Friday, May 22, 2009

Memorable Vacations

Okay, I admit it. I just don't understand people who claim they "can't afford to take a vacation." Unless you are self-employed or working for an employer who doesn't offer paid vacation days, there is no reason not to take some time off.

Or do people mean that they can't afford what the travel industry deems as a vacation? You know what I mean: the ads that imply that if you don't take your kids to Disneyland/Disney World/whatever you are almost guilty of child abuse or that you can only relax if you go to Hawaii/Jamaica/Mexico or on a cruise.

Yes, it is nice to be waited on. To have someone else make the bed and entertain the children. On the other hand, we have taken the kids to Disneyland (and Disney World) and what I remember mostly is the stress and the meltdowns (we were guilty of trying to do it all in too little time).

The best vacations, the ones the kids really remember and still talk about?


They got to wear old clothes. They got to get dirty. They got to fish and swim in creeks or lakes. They got to ride bikes and burn marshmallows. They got to watch yellowjacket wasps eat a dead golden mantle ground squirrel over the course of a week. They got to play with Play-Doh (not in the tent, though). They got to play outside in the rain.

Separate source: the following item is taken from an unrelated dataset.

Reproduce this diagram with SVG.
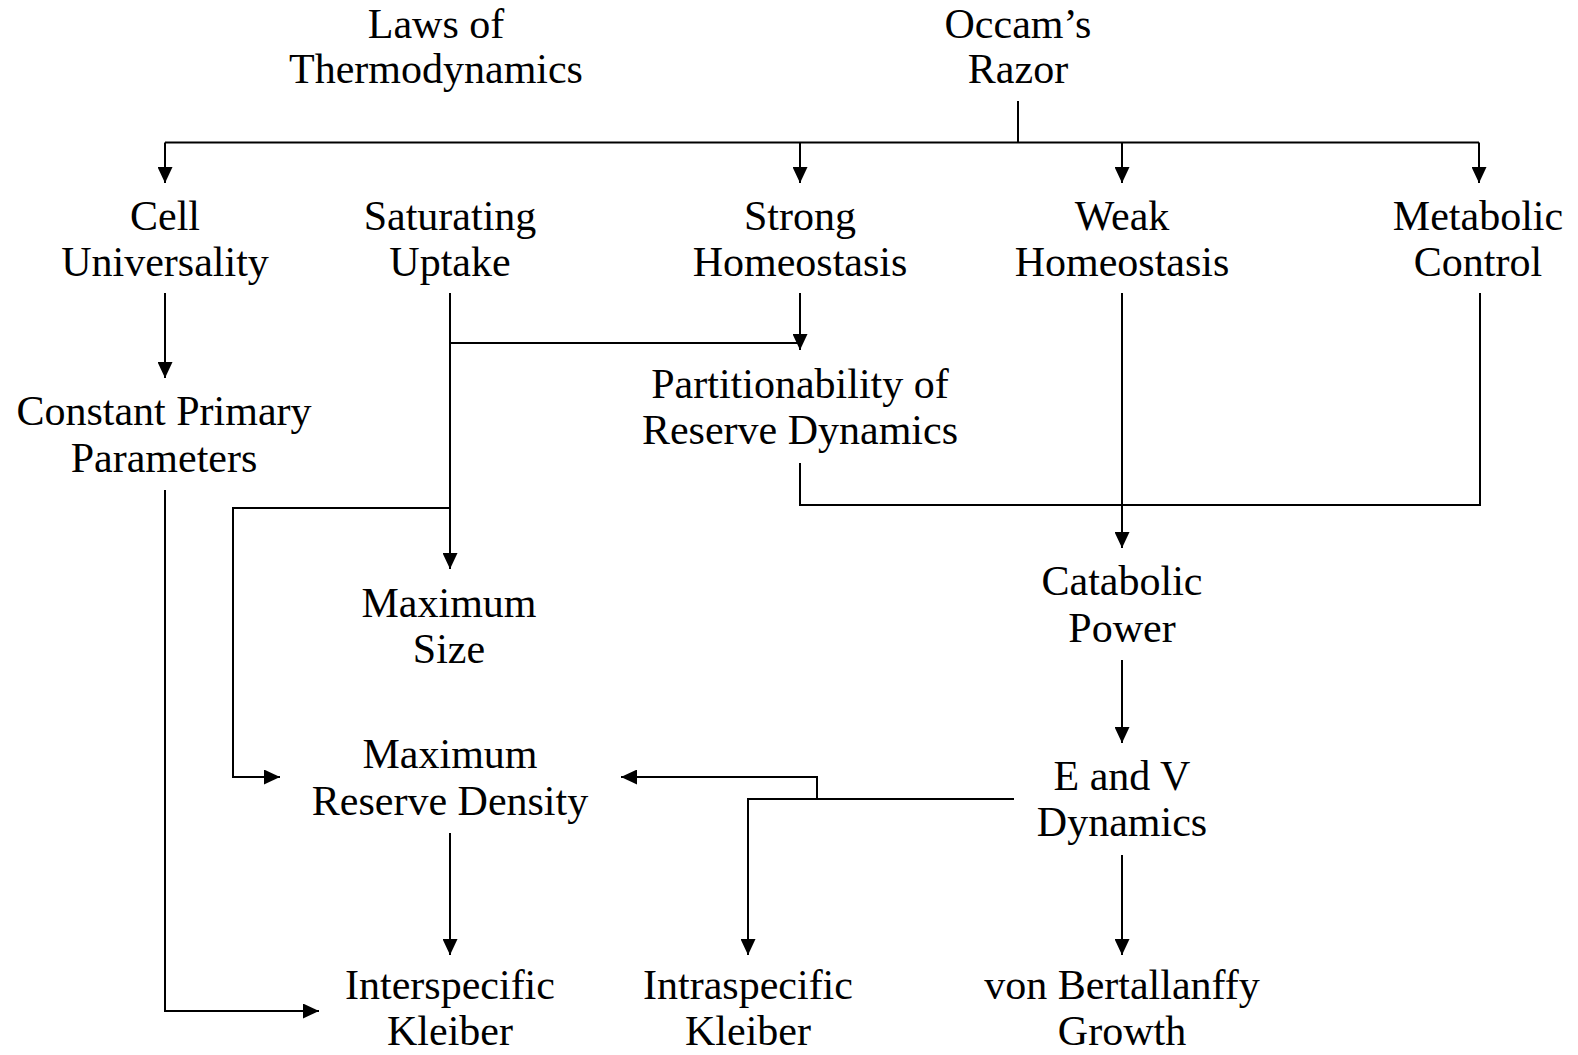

We explored ghost towns and volcanoes, visited small local museums that looked like everyone just cleaned out their attics, fed the fish at hatcheries, watched the festivities at "pioneer day" celebrations, and explored lava caves. They kissed banana slugs.

And I let them.

Why? Because my parents decided to go camping one summer, 50 years ago, instead of staying home. My parents were city folks and Bro#1 was in diapers--cotton ones, since disposables were expensive and didn't work well. But my siblings and I survived. More importantly, so did our parents. We went camping almost every summer after that.

The other option is a "staycation." We explore our local parks and beaches. Rent (or borrow from the library or exchange with friends) DVDs and make popcorn for a family movie night. Stargaze in the backyard. Make Christmas presents. Learn a new hobby or craft or practice an old one. Let the kids cook. Visit local historical sites (you know, the ones you pass every day on the way to work and you think that maybe, someday, you'll visit). Play games with the kids like Sorry! or Monopoly or Go Fish.

Unplug the phone and the computer. Tell work you're unavailable, that you won't have cell phone service or Internet access. Forget about meetings for a week.

It's about rediscovering my family. And myself.

I can't afford not to take vacation!